Institute for Security Studies (ISS) Senior Researcher Priyal Singh sees in the membership a focus on Middle Eastern countries involved in rivalries in the Red Sea, Horn of Africa, and Gulf of Aden. ‘But I think sub-Saharan Africa is completely marginalised. I don’t think there’s been any invitation extended to any country in that region.’

He believes the board’s purpose is ‘to create some semblance of legitimacy and credibility for unilateral US action.’ Its rules give Trump a complete veto in his own right and apparently independent of his US presidency.

Singh believes Gaza will test the board. But even if it achieves some success there, it might ‘have a net hollowing-out effect on the broader global conflict response system through the UN and so on.’ That includes the African Union (AU). ‘Ultimately, it’s just creating a parallel structure to bypass the UN.’

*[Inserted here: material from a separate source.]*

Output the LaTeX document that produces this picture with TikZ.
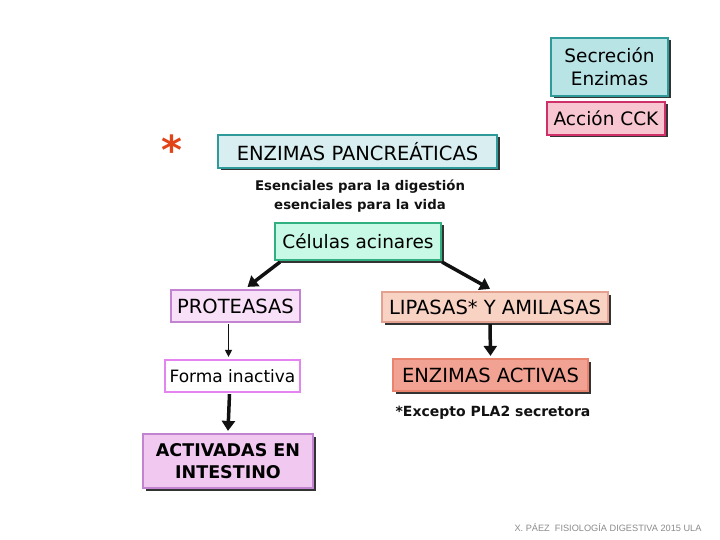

Singh thought the board would pursue peacemaking in the same way Trump has so far done on his own. But Singh cites an article by the International Crisis Group’s Richard Gowan and Daniel Forti, who say it seems unlikely the board will ‘build up the sort of institutional apparatus for supporting mediation and peacekeeping efforts … the UN has built over decades.’

They note that though claiming to have solved eight wars, from the Democratic Republic of the Congo to Southeast Asia, Trump tends to ‘push for quick bargains and not worry about their implementation. [Many of the wars he claimed to have ended] quickly reignited. The Board of Peace looks like a framework for his freewheeling diplomacy, not the painstaking business of making peace deals stick over time.’

Jakkie Cilliers, Chairperson of the ISS Board of Trustees and African Futures and Innovation Head, agrees that the board would compete with the UN and AU. It would rival multilateralism more generally, fragmenting the existing peacebuilding architecture, which would not be good for Africa in particular.

‘Trump thinks peace agreements are like selling a building. You sign an agreement and everybody sticks to it. So you sign an agreement between the DRC and Rwanda, but it means nothing because there’s no commitment, no enforcement, no accountability.’ That, Cilliers says, is because institutions are needed to police agreements.

However, he acknowledges that Trump has ‘shaken the tree’ and shown that ‘many of the shibboleths we’ve been holding onto have not been working.’ These include peacebuilding efforts, especially in Africa.

Cilliers sees the transactionalism inherent in Trump’s foreign policy and in the board, manifesting itself, for example, in countries contracted to do peacekeeping elsewhere – something that has already started happening. France for example is paying (via the EU) for Rwanda to defend its gas facilities in northern Mozambique, and the US, Canada and others have pledged to fund Kenya’s security mission to counter criminal gangs in Haiti.